**Problem statement**
Skip the images and copy each record exactly as written.

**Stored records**
┌──
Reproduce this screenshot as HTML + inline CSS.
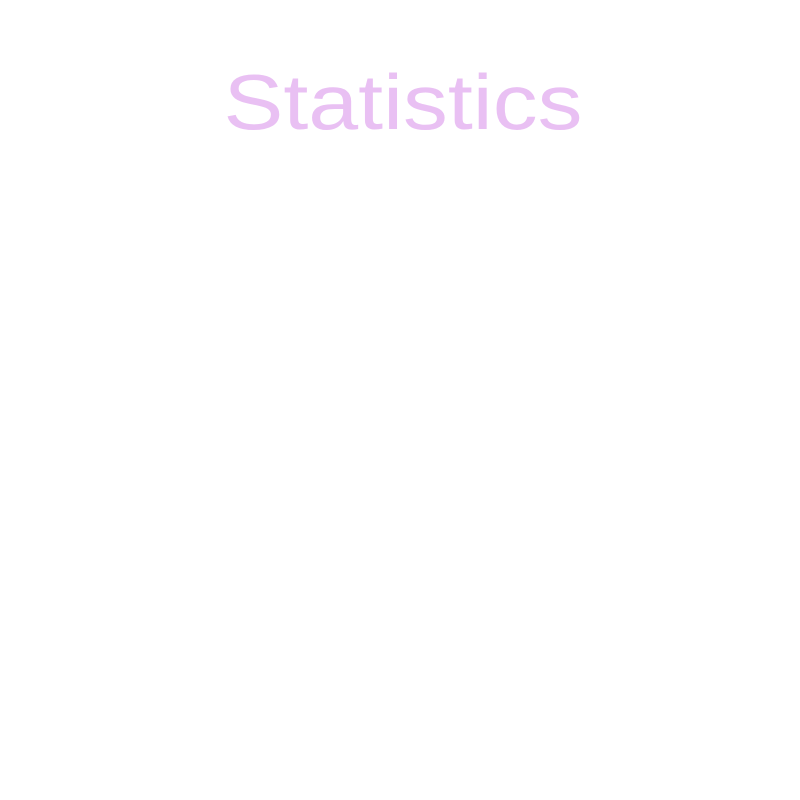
<!DOCTYPE html>
<html>
<head>
<meta charset="utf-8">
<style>
  html, body { margin: 0; padding: 0; background: #ffffff; }
  #chart { position: relative; width: 800px; height: 800px; background: #ffffff; overflow: hidden; }
  #chart-title {
    position: absolute;
    left: 0; width: 806px;
    top: 52px;
    text-align: center;
    font-family: "Liberation Sans", sans-serif;
    font-size: 78px;
    line-height: 100px;
    color: #e9c0f3;
    transform: scaleX(1.15);
    transform-origin: 403px 50%;
    white-space: nowrap;
  }
</style>
</head>
<body>
<div id="chart">
  <div id="chart-title">Statistics</div>
</div>
</body>
</html>
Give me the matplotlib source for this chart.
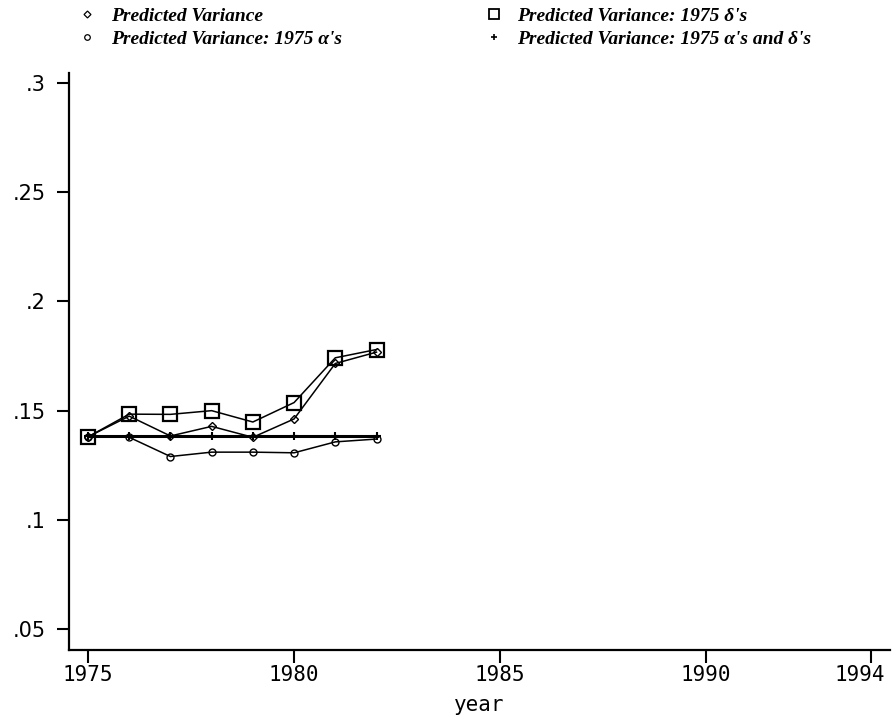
└──
**Worked answer**
Reproduce this screenshot as HTML + inline CSS.
<!DOCTYPE html>
<html>
<head>
<meta charset="utf-8">
<style>
  html, body { margin: 0; padding: 0; background: #ffffff; }
  #chart { position: relative; width: 800px; height: 800px; background: #ffffff; overflow: hidden; }
  #chart-title {
    position: absolute;
    left: 0; width: 806px;
    top: 52px;
    text-align: center;
    font-family: "Liberation Sans", sans-serif;
    font-size: 78px;
    line-height: 100px;
    color: #e9c0f3;
    transform: scaleX(1.15);
    transform-origin: 403px 50%;
    white-space: nowrap;
  }
</style>
</head>
<body>
<div id="chart">
  <div id="chart-title">Statistics</div>
</div>
</body>
</html>
Give me the matplotlib source for this chart.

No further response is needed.